# What do you wear to on your make-up gigs?



## nongoma (May 17, 2009)

Hi Ladies,

Apologies if this question has already been asked and answered. Couldn't find anything through my searches but I am curious: What do you freelance ladies wear when you go on your jobs? I take it that black will be a given 99% of the time but are there any other colours to wear? I know that I normally end up in black cotton slacks, flats and a nice top. Necklaces and bangles tend to get in the way for me but I'll do earrings. 

What do you guys wear?
TIA!


----------



## supercelestine (May 17, 2009)

My clothes vary but, I will say I ALWAYS wear my eyeglasses vs contact lenses. 

I know thats not what you asked, but I tend to blink less when I apply makeup so not wearing my lenses completely removes any chances of me getting irritated eyes. 

I think the most important part is that you're fashionably comfortable. Remember, anytime you have to spend on yourself (i.e. adjusting your clothes, changing shoes {becuase those heels are killing you}, or removing your contact lenses, etc...) is time away from your client!


----------



## User38 (May 17, 2009)

oh that is a good question... when I work I wear jeans (blue or black), a light T shirt, a light shirt on top of that and sneakers.  I usually wear a white or black T shirt, and a khaki or jean shirt (this because sometimes I am in studios where the AC is on and it is freezing). If I don't wear sneakers, I will have on really comfortable flats, and yes, my glasses!


----------



## gildedangel (May 17, 2009)

I am not a makeup artist but if I was I would wear black and try to look professional while still being comfortable.


----------



## nongoma (May 18, 2009)

I wear glasses too and I thought I was weird for prefering them over contacts! My eyes get really dry with contacts and its never been a great look 
	

	
	
		
		

		
		
	


	




 thanks ladies!


----------



## supercelestine (May 18, 2009)

^^

just rock 'em Girl! 

Chances are you look hot in them - so embrace them! You will ooze confidence :~)


----------



## metal_romantic (May 20, 2009)

I'm just starting out but I think it could depend on the client.
Eg., for someone who is nervous, something more relaxed. Blues, greens, and browns can help subconsiously put them at ease.


----------



## ShugAvery2001 (May 20, 2009)

as far as makeup .. do you guys keep it pretty neutral when working on a client?


----------



## supercelestine (May 20, 2009)

Quote:

   Originally Posted by *ShugAvery2001* 

 
_as far as makeup .. do you guys keep it pretty neutral when working on a client?_

 
Yes, I do. Neutral yet polished. 

I never go "au natural" just neutral - BIG DIFFERENCE! lol

(well, for me at least!)


----------



## nongoma (May 22, 2009)

For me it depends to be honest. Sometimes I'll rock some fierce look cause I want to. Makes me feel better if I have my own face beat. Sometimes so as not to scare my clients I'll tone it right down.

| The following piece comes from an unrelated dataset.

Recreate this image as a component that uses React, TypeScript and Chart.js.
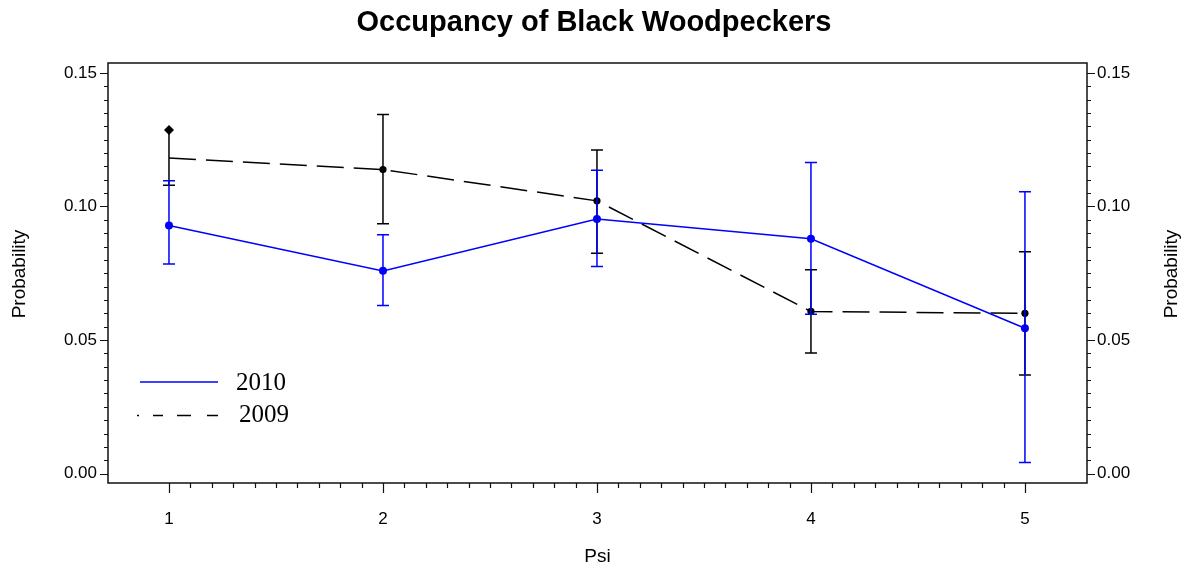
import React, { useEffect, useRef } from "react";
import { Chart, registerables } from "chart.js";

Chart.register(...registerables);

// ---- data ----
const psi = [1, 2, 3, 4, 5];
const mean2010 = [0.0929, 0.0759, 0.0953, 0.0879, 0.0544];
const lower2010 = [0.0785, 0.0629, 0.0775, 0.0597, 0.0042];
const upper2010 = [0.1096, 0.0894, 0.1136, 0.1165, 0.1055];
const mean2009 = [0.1181, 0.1138, 0.1021, 0.0607, 0.06];
const lower2009 = [0.1079, 0.0935, 0.0825, 0.0452, 0.0369];
const upper2009 = [0.1286, 0.1344, 0.1211, 0.0763, 0.0831];
const yTicks = [0, 0.05, 0.1, 0.15];
const xTicks = [1, 2, 3, 4, 5];
const yMinorStep = 0.005;
const xMinorStep = 0.1;

const TITLE = "Occupancy of Black Woodpeckers";
const X_TITLE = "Psi";
const Y_TITLE = "Probability";
const LEGEND = ["2010", "2009"];

const BLUE = "#0000ff";
const BLACK = "#000000";
const SANS = "'Liberation Sans', Arial, sans-serif";
const SERIF = "'Liberation Serif', 'Times New Roman', serif";

const errorBarsPlugin = {
  id: "errorBars",
  afterDatasetsDraw(chart: any) {
    const { ctx, scales } = chart;
    const xs = scales.x;
    const ys = scales.y;
    const draw = (lo: number[], hi: number[], color: string, topMarker: boolean) => {
      ctx.save();
      ctx.strokeStyle = color;
      ctx.lineWidth = 1.5;
      psi.forEach((p, i) => {
        const px = xs.getPixelForValue(p);
        const y1 = ys.getPixelForValue(lo[i]);
        const y2 = ys.getPixelForValue(hi[i]);
        ctx.beginPath();
        ctx.moveTo(px, y1);
        ctx.lineTo(px, y2);
        ctx.moveTo(px - 6, y1);
        ctx.lineTo(px + 6, y1);
        if (!(topMarker && i === 0)) {
          ctx.moveTo(px - 6, y2);
          ctx.lineTo(px + 6, y2);
        }
        ctx.stroke();
      });
      ctx.restore();
    };
    draw(lower2009, upper2009, BLACK, true);
    draw(lower2010, upper2010, BLUE, false);
  },
};

const decorPlugin = {
  id: "decor",
  afterDraw(chart: any) {
    const { ctx, chartArea: a, scales } = chart;
    const xs = scales.x;
    const ys = scales.y;
    ctx.save();
    // frame
    ctx.strokeStyle = "#111";
    ctx.lineWidth = 1.5;
    ctx.strokeRect(a.left, a.top, a.right - a.left, a.bottom - a.top);
    // ticks
    ctx.lineWidth = 1.2;
    ctx.beginPath();
    const yMin = yTicks[0];
    const yMax = yTicks[yTicks.length - 1];
    const nY = Math.round((yMax - yMin) / yMinorStep);
    for (let i = 0; i <= nY; i++) {
      const v = yMin + i * yMinorStep;
      const py = Math.round(ys.getPixelForValue(v)) + 0.5;
      const len = i % 10 === 0 ? 8 : 4;
      ctx.moveTo(a.left - len, py);
      ctx.lineTo(a.left, py);
      ctx.moveTo(a.right, py);
      ctx.lineTo(a.right + len, py);
    }
    const xMin = xTicks[0];
    const xMax = xTicks[xTicks.length - 1];
    const nX = Math.round((xMax - xMin) / xMinorStep);
    for (let i = 0; i <= nX; i++) {
      const v = xMin + i * xMinorStep;
      const px = Math.round(xs.getPixelForValue(v)) + 0.5;
      const len = i % 10 === 0 ? 10 : 5;
      ctx.moveTo(px, a.bottom);
      ctx.lineTo(px, a.bottom + len);
    }
    ctx.stroke();

    // title
    ctx.fillStyle = "#000";
    ctx.textAlign = "center";
    ctx.textBaseline = "alphabetic";
    ctx.font = `bold 29px ${SANS}`;
    ctx.fillText(TITLE, 594, 31);

    // x title
    ctx.font = `19px ${SANS}`;
    ctx.textBaseline = "middle";
    ctx.fillText(X_TITLE, (a.left + a.right) / 2, 557);

    // y titles
    const cy = (a.top + a.bottom) / 2 + 1;
    [20, 1172].forEach((tx) => {
      ctx.save();
      ctx.translate(tx, cy);
      ctx.rotate(-Math.PI / 2);
      ctx.textAlign = "center";
      ctx.textBaseline = "middle";
      ctx.font = `19px ${SANS}`;
      ctx.fillText(Y_TITLE, 0, 0);
      ctx.restore();
    });

    // legend
    ctx.lineWidth = 1.5;
    ctx.strokeStyle = BLUE;
    ctx.beginPath();
    ctx.moveTo(140, 382);
    ctx.lineTo(218, 382);
    ctx.stroke();
    ctx.strokeStyle = BLACK;
    ctx.beginPath();
    ctx.moveTo(137, 415.5);
    ctx.lineTo(139, 415.5);
    ctx.moveTo(153, 415.5);
    ctx.lineTo(163, 415.5);
    ctx.moveTo(177, 415.5);
    ctx.lineTo(191, 415.5);
    ctx.moveTo(207, 415.5);
    ctx.lineTo(218, 415.5);
    ctx.stroke();
    ctx.fillStyle = "#000";
    ctx.textAlign = "left";
    ctx.textBaseline = "middle";
    ctx.font = `25px ${SERIF}`;
    ctx.fillText(LEGEND[0], 236, 383);
    ctx.fillText(LEGEND[1], 239, 415);
    ctx.restore();
  },
};

export default function App() {
  const ref = useRef<HTMLCanvasElement | null>(null);

  useEffect(() => {
    if (!ref.current) return;
    const tickFont = { family: SANS, size: 17 };
    const yScale = (position: string, width: number, padding: number) => ({
      type: "linear",
      position,
      min: -0.0035,
      max: 0.1537,
      afterBuildTicks: (s: any) => {
        s.ticks = yTicks.map((v) => ({ value: v }));
      },
      afterFit: (s: any) => {
        s.width = width;
      },
      grid: { display: false, drawTicks: false },
      border: { display: false },
      ticks: {
        padding,
        autoSkip: false,
        color: "#000",
        font: tickFont,
        callback: (v: any) => Number(v).toFixed(2),
      },
    });

    const chart = new Chart(ref.current, {
      type: "line",
      data: {
        datasets: [
          {
            label: LEGEND[0],
            data: psi.map((p, i) => ({ x: p, y: mean2010[i] })),
            borderColor: BLUE,
            backgroundColor: BLUE,
            borderWidth: 1.5,
            pointRadius: 4,
            pointBorderWidth: 0,
            pointBackgroundColor: BLUE,
            yAxisID: "y",
          },
          {
            label: LEGEND[1],
            data: psi.map((p, i) => ({ x: p, y: mean2009[i] })),
            borderColor: BLACK,
            backgroundColor: BLACK,
            borderWidth: 1.5,
            borderDash: [27, 10],
            pointRadius: psi.map((_, i) => (i === 0 ? 0 : 3.6)),
            pointBorderWidth: 0,
            pointBackgroundColor: BLACK,
            yAxisID: "y",
          },
          {
            label: "2009 upper marker",
            data: [{ x: psi[0], y: upper2009[0] }],
            showLine: false,
            pointStyle: "rectRot",
            pointRadius: 5,
            pointBorderWidth: 0,
            pointBackgroundColor: BLACK,
            borderColor: BLACK,
            yAxisID: "y",
          },
        ],
      },
      options: {
        animation: false,
        responsive: false,
        maintainAspectRatio: false,
        layout: { padding: { top: 63, left: 0, right: 0, bottom: 0 } },
        plugins: {
          legend: { display: false },
          title: { display: false },
          tooltip: { enabled: false },
        },
        scales: {
          x: {
            type: "linear",
            min: 0.715,
            max: 5.29,
            afterBuildTicks: (s: any) => {
              s.ticks = xTicks.map((v) => ({ value: v }));
            },
            afterFit: (s: any) => {
              s.height = 89;
            },
            grid: { display: false, drawTicks: false },
            border: { display: false },
            ticks: {
              padding: 26,
              autoSkip: false,
              maxRotation: 0,
              color: "#000",
              font: tickFont,
              callback: (v: any) => String(v),
            },
          },
          y: yScale("left", 108, 11),
          y1: yScale("right", 103, 10),
        } as any,
      },
      plugins: [errorBarsPlugin, decorPlugin],
    } as any);
    return () => chart.destroy();
  }, []);

  return (
    <div style={{ position: "absolute", left: 0, top: 0, width: 1190, height: 572, background: "#fff" }}>
      <canvas ref={ref} width={1190} height={572} style={{ display: "block" }} />
    </div>
  );
}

I have gone bare faced before but thats because I knew the client very well and she didn't mind


----------



## ShortnSassy (Jun 29, 2009)

if i'm working on someone i know, i wear pretty casual clothes and not much makeup. if i'm working on jittery clients or a wedding, i dress in all black and have pretty natural makeup (so i don't scare them!) and if it's makeup for a dance or party i will glam it up!


----------



## K&T Makeup (Jul 6, 2009)

I tend to dress comfortably. I want to get into wearing all black and just doing something really nice with my makeup. I find that that uniformity is great, in my opinion. I have been wearing black slacks/skirts and then a nice shirt and going from there. I always have my "face" on because I don't know about you but I believe that we are checked out by our clients and they want to see your work up close and personal. This is my job and I carry myself as such.


----------